# Written exercise
From the first line of the listing below, retype each line up to and including the one with "e_start, e_step = -2.0, 0.05"; pictures stay out.

---------- Source excerpt ----------

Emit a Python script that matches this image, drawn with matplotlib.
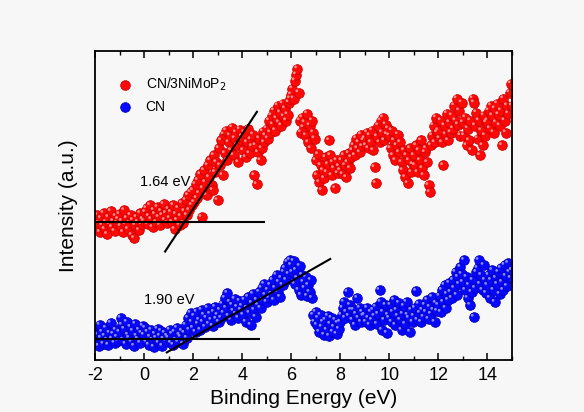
import numpy as np
import matplotlib
matplotlib.use("Agg")
import matplotlib.pyplot as plt
from matplotlib.transforms import offset_copy

plt.rcParams['font.family'] = ['Liberation Sans', 'DejaVu Sans']
plt.rcParams['axes.unicode_minus'] = False

# ---- data (binding energy grid, 0.05 eV step from -2 to 15 eV) ----
e_start, e_step = -2.0, 0.05

red_vals = [
    140, 132, 145, 137, 128, 142, 135, 147, 131, 138, 126, 143, 136, 149, 133, 139, 129, 144, 137, 141,
    146, 134, 139, 128, 150, 136, 142, 131, 137, 145, 125, 140, 122, 135, 143, 138, 130, 147, 136, 141,
    139, 148, 152, 136, 144, 155, 141, 133, 150, 146, 138, 153, 143, 135, 149, 145, 156, 140, 147, 137,
    151, 142, 148, 138, 155, 131, 146, 140, 152, 135, 144, 157, 137, 149, 160, 145, 165, 150, 168, 155,
    170, 158, 176, 162, 180, 167, 186, 143, 172, 190, 178, 165, 195, 183, 200, 175, 170, 205, 188, 198,
    160, 212, 195, 220, 185, 226, 207, 230, 200, 218, 225, 210, 233, 205, 222, 228, 215, 198, 231, 220,
    224, 210, 228, 203, 218, 232, 207, 221, 214, 226, 185, 215, 176, 208, 222, 200, 212, 229, 218, 225,
    232, 222, 240, 228, 245, 236, 250, 230, 242, 255, 238, 248, 235, 257, 244, 252, 240, 246, 258, 262,
    266, 272, 262, 280, 286, 292, 268, 240, 228, 243, 233, 238, 225, 247, 218, 235, 212, 240, 228, 222,
    200, 185, 206, 178, 195, 170, 190, 182, 203, 188, 196, 220, 205, 185, 198, 192, 172, 200, 187, 194,
    190, 200, 186, 205, 195, 183, 198, 207, 192, 203, 210, 215, 205, 222, 212, 218, 208, 226, 214, 220,
    222, 215, 228, 212, 225, 218, 230, 210, 193, 177, 224, 235, 218, 240, 228, 243, 220, 236, 226, 232,
    225, 212, 230, 205, 220, 200, 215, 226, 208, 218, 198, 190, 210, 183, 205, 177, 200, 212, 188, 196,
    205, 195, 215, 188, 210, 200, 220, 192, 185, 208, 212, 198, 175, 168, 215, 225, 235, 218, 243, 228,
    230, 222, 240, 218, 195, 235, 226, 247, 220, 238, 228, 245, 232, 255, 240, 262, 236, 250, 225, 258,
    238, 225, 243, 215, 232, 220, 240, 210, 262, 258, 235, 248, 222, 240, 205, 230, 215, 245, 225, 238,
    240, 250, 232, 255, 245, 228, 252, 238, 257, 246, 235, 250, 215, 262, 240, 228, 255, 247, 268, 277,
    255,
]

blue_vals = [
    30, 18, 25, 14, 35, 22, 28, 16, 24, 32, 20, 15, 27, 37, 21, 26, 17, 30, 23, 19,
    28, 42, 35, 20, 31, 16, 38, 25, 22, 33, 18, 29, 14, 36, 24, 21, 30, 17, 27, 34,
    25, 32, 18, 28, 15, 23, 30, 20, 13, 26, 22, 31, 17, 24, 29, 14, 21, 27, 19, 24,
    22, 30, 17, 26, 15, 28, 20, 32, 18, 25, 23, 29, 16, 27, 35, 22, 42, 30, 47, 38,
    32, 44, 28, 48, 36, 40, 30, 50, 38, 45, 33, 42, 52, 36, 46, 40, 34, 48, 53, 41,
    45, 38, 50, 42, 56, 47, 62, 52, 67, 44, 58, 40, 55, 49, 61, 46, 53, 42, 59, 50,
    54, 45, 60, 38, 52, 63, 47, 35, 57, 66, 50, 43, 60, 55, 68, 52, 72, 60, 76, 65,
    58, 70, 62, 75, 66, 80, 60, 72, 85, 68, 78, 63, 82, 75, 88, 92, 80, 98, 86, 100,
    95, 88, 99, 76, 90, 82, 70, 94, 65, 85, 78, 72, 83, 64, 75, 68, 80, 62, 45, 38,
    48, 35, 42, 28, 45, 33, 38, 25, 40, 30, 44, 24, 36, 42, 28, 33, 40, 26, 37, 31,
    38, 45, 52, 58, 42, 48, 68, 44, 55, 50, 40, 50, 35, 46, 62, 42, 52, 38, 48, 44,
    45, 38, 52, 42, 35, 48, 40, 50, 44, 53, 36, 46, 70, 58, 30, 48, 40, 55, 27, 45,
    42, 55, 38, 48, 60, 35, 50, 44, 57, 40, 30, 46, 54, 36, 58, 45, 42, 28, 50, 38,
    44, 52, 69, 40, 56, 47, 38, 50, 43, 55, 48, 60, 41, 53, 46, 63, 50, 38, 57, 49,
    55, 64, 48, 70, 58, 75, 52, 66, 60, 77, 68, 62, 80, 72, 88, 65, 83, 76, 93, 86,
    78, 100, 70, 83, 62, 75, 55, 68, 80, 43, 72, 88, 92, 100, 76, 85, 70, 95, 80, 67,
    75, 85, 62, 80, 90, 70, 58, 82, 76, 88, 66, 92, 78, 70, 95, 84, 74, 97, 88, 82,
    90,
]

# linear extrapolations: onset (eV), baseline, slope, fitted range
red_onset, red_base, red_slope, red_fit_range = 1.64, 138.0, 37.4, (0.857, 4.6)
red_base_range = (-2.0, 4.87)
blue_onset, blue_base, blue_slope, blue_fit_range = 1.90, 21.3, 14.05, (0.925, 7.59)
blue_base_range = (-2.0, 4.67)

labels = ['CN/3NiMoP$_2$', 'CN']
x_ticks = [-2, 0, 2, 4, 6, 8, 10, 12, 14]

# ---- figure ----
bg = '#f7f7f7'
fig = plt.figure(figsize=(5.84, 4.12), dpi=100, facecolor=bg)
ax = fig.add_axes([95/584, 1 - 360/412, (512-95)/584, (360-50.7)/412])
ax.set_facecolor(bg)

energy_red = e_start + e_step * np.arange(len(red_vals))
energy_blue = e_start + e_step * np.arange(len(blue_vals))

ms = 48
hl = offset_copy(ax.transData, fig=fig, x=-1.3, y=1.3, units='points')
for en, vals, fc, ec, hc, lab in [
        (energy_red, red_vals, '#ff0808', '#cc0000', '#ff8a8a', labels[0]),
        (energy_blue, blue_vals, '#0808ff', '#0000bb', '#8a8aff', labels[1])]:
    ax.scatter(en, vals, s=ms, c=fc, edgecolors=ec, linewidths=0.6,
               label=lab, zorder=2)
    ax.scatter(en, vals, s=4, c=hc, edgecolors='none', transform=hl, zorder=2.1)

def fit_line(onset, base, slope, rng):
    xs = np.array(rng)
    return xs, base + slope * (xs - onset)

for onset, base, slope, frng, brng in [
        (red_onset, red_base, red_slope, red_fit_range, red_base_range),
        (blue_onset, blue_base, blue_slope, blue_fit_range, blue_base_range)]:
    xs, ys = fit_line(onset, base, slope, frng)
    ax.plot(xs, ys, color='black', lw=1.5, zorder=3)
    ax.plot(brng, [base, base], color='black', lw=1.5, zorder=3)

ax.text(0.86, 178, f'{red_onset:.2f} eV', fontsize=10.5, ha='center', va='center')
ax.text(1.02, 60.5, f'{blue_onset:.2f} eV', fontsize=10.5, ha='center', va='center')

ax.set_xlim(-2, 15)
ax.set_ylim(0, 310)
ax.set_xticks(x_ticks)
ax.set_xticks(np.arange(-2, 16, 1), minor=True)
ax.set_yticks([])
ax.tick_params(axis='x', which='both', direction='in', top=True, labelsize=13, pad=5)
ax.tick_params(axis='x', which='major', length=5, width=1.1)
ax.tick_params(axis='x', which='minor', length=3, width=1.0)
for sp in ax.spines.values():
    sp.set_linewidth(1.3)

ax.set_xlabel('Binding Energy (eV)', fontsize=15, labelpad=4)
ax.set_ylabel('Intensity (a.u.)', fontsize=15, labelpad=12)

leg = ax.legend(loc='upper left', bbox_to_anchor=(0.055, 0.92), frameon=False,
                fontsize=10, handlelength=1.0, handletextpad=1.0, borderpad=0,
                borderaxespad=0, labelspacing=0.5, scatterpoints=1)

fig.savefig('out.png', dpi=100, facecolor=bg)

----------

# The completed task
Emit a Python script that matches this image, drawn with matplotlib.
import numpy as np
import matplotlib
matplotlib.use("Agg")
import matplotlib.pyplot as plt
from matplotlib.transforms import offset_copy

plt.rcParams['font.family'] = ['Liberation Sans', 'DejaVu Sans']
plt.rcParams['axes.unicode_minus'] = False

# ---- data (binding energy grid, 0.05 eV step from -2 to 15 eV) ----
e_start, e_step = -2.0, 0.05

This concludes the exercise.